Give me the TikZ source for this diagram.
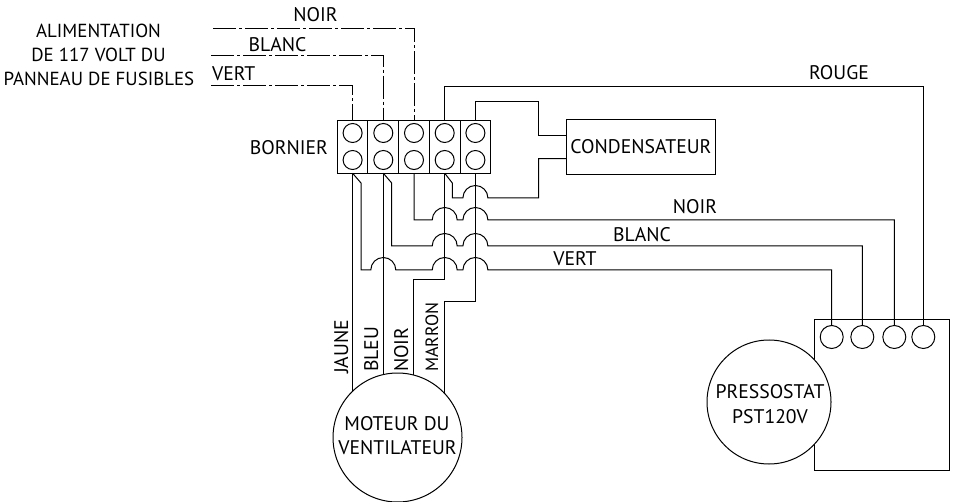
\documentclass[tikz,border=0pt]{standalone}
\usepackage{fontspec}
\setmainfont{PT Sans}
\newcommand{\fsz}{\fontsize{19.7}{24}\selectfont}
\newcommand{\fsm}{\fontsize{18.9}{24}\selectfont}
\newcommand{\fsn}{\fontsize{17.8}{24}\selectfont}
\newcommand{\hop}{ arc[start angle=180,end angle=0,radius=12.5pt] }
\tikzset{
  ln/.style={line width=1.0pt,black},
  wire/.style={line width=1.0pt,black},
  feed/.style={line width=1.0pt,black,dash pattern=on 23pt off 3pt on 3pt off 3pt},
  cell/.style={draw,ln,minimum width=30.7pt,minimum height=52.5pt,inner sep=0pt,outer sep=0pt},
  term/.style={draw,circle,line width=1.0pt,minimum size=19pt,inner sep=0pt,outer sep=0pt},
  pterm/.style={draw,circle,line width=1.0pt,minimum size=23pt,inner sep=0pt,outer sep=0pt,fill=white},
  big/.style={draw,circle,line width=1.0pt,fill=white,inner sep=0pt,outer sep=0pt,align=center,font=\fsz},
  lab/.style={inner sep=0pt,font=\fsz,align=center},
  labs/.style={inner sep=0pt,font=\fsm,align=center},
  labn/.style={inner sep=0pt,font=\fsn,align=center}
}
\begin{document}
\begin{tikzpicture}[x=1pt,y=1pt]
\useasboundingbox (0,0) rectangle (955,-502);
% block
\foreach \n/\x in {1/352.6,2/383.3,3/414,4/444.7,5/475.4}{
  \node[cell] (c\n) at (\x,-147) {};
  \node[term] (a\n) at (\x,-133) {};
  \node[term] (b\n) at (\x,-160) {};
}
\node[lab,anchor=base east] (bornier) at (328,-155) {BORNIER};
% capacitor
\node[draw,ln,minimum width=148.3pt,minimum height=55pt,inner sep=0pt,outer sep=0pt,font=\fsz] (cond) at (640.9,-146.8) {CONDENSATEUR};
\coordinate (condA) at (cond.west |- 0,-136);
\coordinate (condB) at (cond.west |- 0,-158.7);
% feed
\coordinate (fn) at (213,-28.5);
\coordinate (fb) at (211,-56);
\coordinate (fv) at (211,-86);
\draw[feed] (fn) -| (c3.north);
\draw[feed] (fb) -| (c2.north);
\draw[feed] (fv) -| (c1.north);
\node[lab,anchor=base] (tn) at (315.5,-22) {NOIR};
\node[lab,anchor=base] (tb) at (277.5,-52) {BLANC};
\node[lab,anchor=base west] (tv) at (212,-81) {VERT};
\node[labs,anchor=base] (alim) at (98.5,-38) {ALIMENTATION};
\node[labs,anchor=base] (alim2) at (98.5,-62) {DE 117 VOLT DU};
\node[labs,anchor=base] (alim3) at (99,-86) {PANNEAU DE FUSIBLES};
% pressostat
\node[draw,ln,minimum width=134.6pt,minimum height=151.7pt,inner sep=0pt,outer sep=0pt] (pbox) at (882,-394.9) {};
\foreach \n/\x in {1/831.7,2/862.3,3/894.3,4/923.3}{\node[pterm] (p\n) at (\x,-337) {};}
\node[big,minimum size=124pt] (press) at (769,-402) {};
\node[lab,anchor=base] (pt1) at (770,-398) {PRESSOSTAT};
\node[lab,anchor=base] (pt2) at (770,-423) {PST120V};
% motor wires
\draw[wire] (c1.south) -- (352.6,-420);
\draw[wire] (c2.south) -- (383.3,-420);
\draw[wire] (c4.south) -- (444.7,-280) -- (413.7,-280) -- (413.7,-420);
\draw[wire] (c5.south) -- (475.4,-301.7) -- (444.7,-301.7) -- (444.7,-420);
\node[lab,rotate=90,anchor=base west] (mj) at (348,-374) {JAUNE};
\node[lab,rotate=90,anchor=base west] (mb) at (378,-372) {BLEU};
\node[lab,rotate=90,anchor=base west] (mn) at (408,-372) {NOIR};
\node[labn,rotate=90,anchor=base west] (mm) at (438,-372) {MARRON};
% motor
\node[big,minimum size=129pt] (motor) at (397.5,-437.5) {};
\node[lab,anchor=base] (mt1) at (397,-430) {MOTEUR DU};
\node[lab,anchor=base] (mt2) at (397.5,-454) {VENTILATEUR};
% signal wires
\draw[wire] (c1.south) -- (361,-183) -- (361,-270) -- (370.8,-270) \hop -- (432.2,-270) \hop -- (462.9,-270) \hop -- (831.7,-270) -- (p1.north);
\draw[wire] (c2.south) -- (391.7,-183) -- (391.7,-246) -- (432.2,-246) \hop -- (462.9,-246) \hop -- (862.3,-246) -- (p2.north);
\draw[wire] (c3.south) -- (414,-220) -- (432.2,-220) \hop -- (462.9,-220) \hop -- (894.3,-220) -- (p3.north);
\draw[wire] (c4.south) -- (452.3,-183) -- (452.3,-198) -- (462.9,-198) \hop -- (538.7,-198) -- (538.7,-158.7) -- (condB);
\draw[wire] (c5.north) -- (475.4,-101.7) -- (538.7,-101.7) -- (538.7,-136) -- (condA);
\draw[wire] (c4.north) -- (444.7,-87) -- (923.3,-87) -- (p4.north);
\node[lab,anchor=base] (rouge) at (839,-80) {ROUGE};
\node[lab,anchor=base] (noir2) at (695,-214) {NOIR};
\node[lab,anchor=base] (blanc2) at (642,-242) {BLANC};
\node[lab,anchor=base] (vert2) at (575,-266) {VERT};
\end{tikzpicture}
\end{document}
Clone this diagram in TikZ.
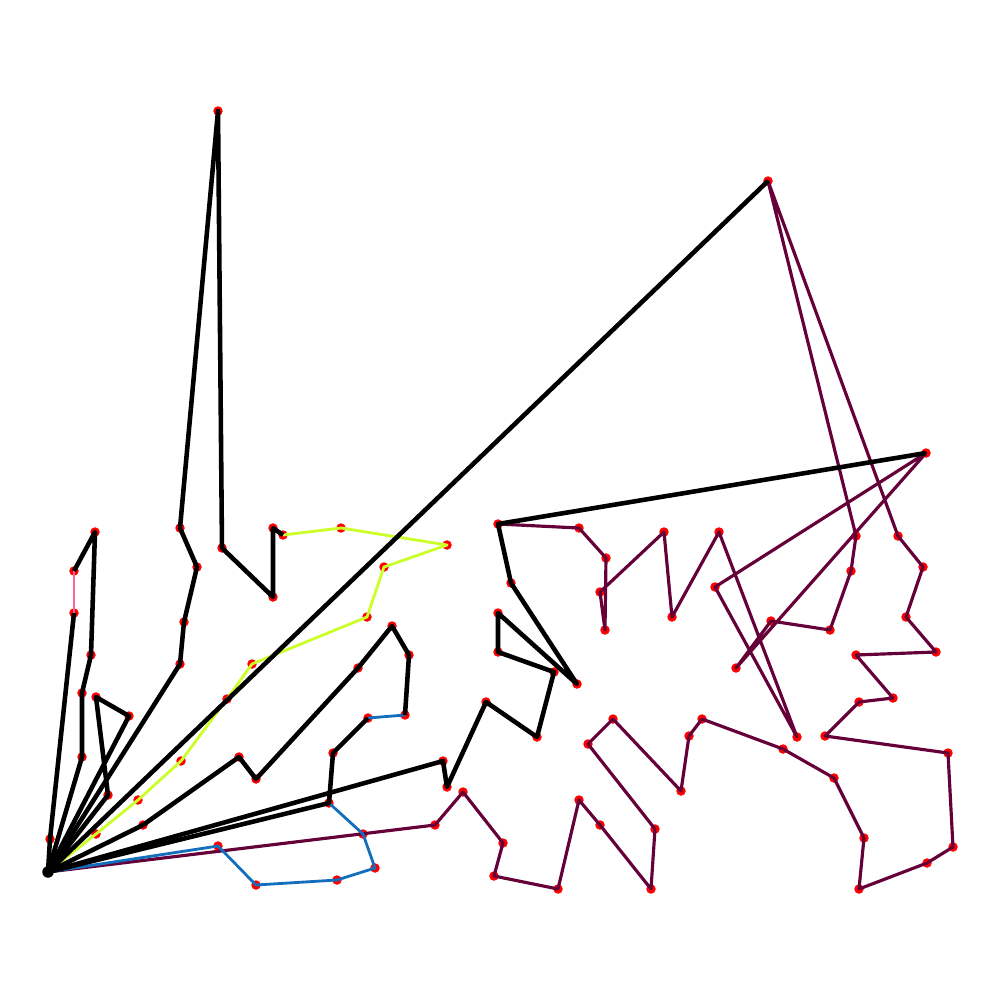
\documentclass[tikz,border=0pt]{standalone}
\usepackage{tikz}
\usetikzlibrary{positioning}
\definecolor{routeplum}{RGB}{102,0,56}
\definecolor{routelime}{RGB}{204,255,40}
\definecolor{routeblue}{RGB}{20,110,190}
\definecolor{routepink}{RGB}{255,100,150}

\begin{document}
\begin{tikzpicture}[x=0.1mm, y=-0.1mm,
    cust/.style={circle, fill=red, inner sep=0pt, minimum size=0.95mm},
    depotnode/.style={circle, fill=black, inner sep=0pt, minimum size=1.15mm},
    blackroute/.style={line width=1.3pt, black, line join=round},
    plumroute/.style={line width=0.9pt, routeplum, line join=round},
    limeroute/.style={line width=0.8pt, routelime, line join=round},
    blueroute/.style={line width=0.8pt, routeblue, line join=round},
    pinkroute/.style={line width=0.8pt, routepink}]
    \useasboundingbox (0,0) rectangle (1000,1000);

    \node[depotnode] (d) at (48,872) {};

    \node[cust] (a1) at (50,839) {};
    \node[cust] (a2) at (74,613) {};
    \node[cust] (a3) at (74,571) {};
    \node[cust] (a4) at (95,532) {};
    \node[cust] (a5) at (91,655) {};
    \node[cust] (a6) at (82,693) {};
    \node[cust] (a7) at (82,757) {};

    \node[cust] (b1) at (129,716) {};
    \node[cust] (b2) at (96,697) {};
    \node[cust] (b3) at (108,795) {};

    \node[cust] (c1) at (180,664) {};
    \node[cust] (c2) at (184,622) {};
    \node[cust] (c3) at (197,567) {};
    \node[cust] (c4) at (180,528) {};
    \node[cust] (c5) at (218,111) {};
    \node[cust] (c6) at (222,548) {};
    \node[cust] (c7) at (273,597) {};
    \node[cust] (c8) at (273,528) {};
    \node[cust] (c9) at (283,535) {};
    \node[cust] (c10) at (341,528) {};
    \node[cust] (c11) at (447,545) {};
    \node[cust] (c12) at (384,567) {};
    \node[cust] (c13) at (367,617) {};
    \node[cust] (c14) at (252,664) {};
    \node[cust] (c15) at (227,699) {};
    \node[cust] (c16) at (181,761) {};
    \node[cust] (c17) at (138,800) {};
    \node[cust] (c18) at (96,834) {};

    \node[cust] (e1) at (143,825) {};
    \node[cust] (e2) at (239,757) {};
    \node[cust] (e3) at (256,779) {};
    \node[cust] (e4) at (358,668) {};
    \node[cust] (e5) at (392,626) {};
    \node[cust] (e6) at (409,655) {};
    \node[cust] (e7) at (405,715) {};
    \node[cust] (e8) at (368,718) {};
    \node[cust] (e9) at (333,753) {};
    \node[cust] (e10) at (329,803) {};

    \node[cust] (f1) at (218,846) {};
    \node[cust] (f2) at (256,885) {};
    \node[cust] (f3) at (337,880) {};
    \node[cust] (f4) at (375,868) {};
    \node[cust] (f5) at (363,834) {};

    \node[cust] (g1) at (443,761) {};
    \node[cust] (g2) at (447,787) {};
    \node[cust] (g3) at (486,702) {};
    \node[cust] (g4) at (537,737) {};
    \node[cust] (g5) at (554,672) {};
    \node[cust] (g6) at (498,652) {};
    \node[cust] (g7) at (498,613) {};
    \node[cust] (g8) at (577,684) {};
    \node[cust] (g9) at (511,583) {};
    \node[cust] (g10) at (498,524) {};
    \node[cust] (g11) at (926,453) {};
    \node[cust] (h) at (768,181) {};

    \node[cust] (p1) at (579,528) {};
    \node[cust] (p2) at (606,558) {};
    \node[cust] (p3) at (605,630) {};
    \node[cust] (p4) at (600,592) {};
    \node[cust] (p5) at (664,532) {};
    \node[cust] (p6) at (672,617) {};
    \node[cust] (p7) at (719,532) {};
    \node[cust] (p8) at (797,737) {};
    \node[cust] (p9) at (715,587) {};
    \node[cust] (p10) at (736,668) {};
    \node[cust] (p11) at (771,621) {};
    \node[cust] (p12) at (830,630) {};
    \node[cust] (p13) at (851,571) {};
    \node[cust] (p14) at (856,536) {};
    \node[cust] (p15) at (898,536) {};
    \node[cust] (p16) at (923,567) {};
    \node[cust] (p17) at (906,617) {};
    \node[cust] (p18) at (936,652) {};
    \node[cust] (p19) at (856,655) {};
    \node[cust] (p20) at (893,698) {};
    \node[cust] (p21) at (859,702) {};
    \node[cust] (p22) at (825,736) {};
    \node[cust] (p23) at (948,753) {};
    \node[cust] (p24) at (953,847) {};
    \node[cust] (p25) at (927,863) {};
    \node[cust] (p26) at (859,889) {};
    \node[cust] (p27) at (864,838) {};
    \node[cust] (p28) at (834,778) {};
    \node[cust] (p29) at (783,749) {};
    \node[cust] (p30) at (702,719) {};
    \node[cust] (p31) at (689,736) {};
    \node[cust] (p32) at (681,791) {};
    \node[cust] (p33) at (613,719) {};
    \node[cust] (p34) at (588,744) {};
    \node[cust] (p35) at (655,829) {};
    \node[cust] (p36) at (651,889) {};
    \node[cust] (p37) at (600,825) {};
    \node[cust] (p38) at (579,800) {};
    \node[cust] (p39) at (558,889) {};
    \node[cust] (p40) at (494,876) {};
    \node[cust] (p41) at (503,843) {};
    \node[cust] (p42) at (463,792) {};
    \node[cust] (p43) at (435,825) {};

    % long route, drawn first so the others lie on top
    \draw[plumroute] (g10.center) -- (p1.center) -- (p2.center) -- (p3.center) -- (p4.center)
        -- (p5.center) -- (p6.center) -- (p7.center) -- (p8.center) -- (p9.center) -- (g11.center)
        -- (p10.center) -- (p11.center) -- (p12.center) -- (p13.center) -- (p14.center) -- (h.center)
        -- (p15.center) -- (p16.center) -- (p17.center) -- (p18.center) -- (p19.center) -- (p20.center)
        -- (p21.center) -- (p22.center) -- (p23.center) -- (p24.center) -- (p25.center) -- (p26.center)
        -- (p27.center) -- (p28.center) -- (p29.center) -- (p30.center) -- (p31.center) -- (p32.center)
        -- (p33.center) -- (p34.center) -- (p35.center) -- (p36.center) -- (p37.center) -- (p38.center)
        -- (p39.center) -- (p40.center) -- (p41.center) -- (p42.center) -- (p43.center) -- (d.center);

    \draw[blueroute] (d.center) -- (f1.center) -- (f2.center) -- (f3.center) -- (f4.center)
        -- (f5.center) -- (e10.center);
    \draw[blueroute] (e7.center) -- (e8.center);
    \draw[limeroute] (c9.center) -- (c10.center) -- (c11.center) -- (c12.center) -- (c13.center)
        -- (c14.center) -- (c15.center) -- (c16.center) -- (c17.center) -- (c18.center) -- (d.center);
    \draw[pinkroute] (a2.center) -- (a3.center);

    \draw[blackroute] (d.center) -- (a1.center) -- (a2.center);
    \draw[blackroute] (a3.center) -- (a4.center) -- (a5.center) -- (a6.center) -- (a7.center) -- (d.center);
    \draw[blackroute] (d.center) -- (b1.center) -- (b2.center) -- (b3.center) -- (d.center);
    \draw[blackroute] (d.center) -- (c1.center) -- (c2.center) -- (c3.center) -- (c4.center) -- (c5.center)
        -- (c6.center) -- (c7.center) -- (c8.center) -- (c9.center);
    \draw[blackroute] (d.center) -- (e1.center) -- (e2.center) -- (e3.center) -- (e4.center) -- (e5.center)
        -- (e6.center) -- (e7.center);
    \draw[blackroute] (e8.center) -- (e9.center) -- (e10.center) -- (d.center);
    \draw[blackroute] (d.center) -- (g1.center) -- (g2.center) -- (g3.center) -- (g4.center) -- (g5.center)
        -- (g6.center) -- (g7.center) -- (g8.center) -- (g9.center) -- (g10.center) -- (g11.center);
    \draw[blackroute] (d.center) -- (h.center);
\end{tikzpicture}
\end{document}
○ ○ ○ ○
Instructions to follow:
Check each line of the data above for the string "this" and report only how many lines have it.

Task response:
2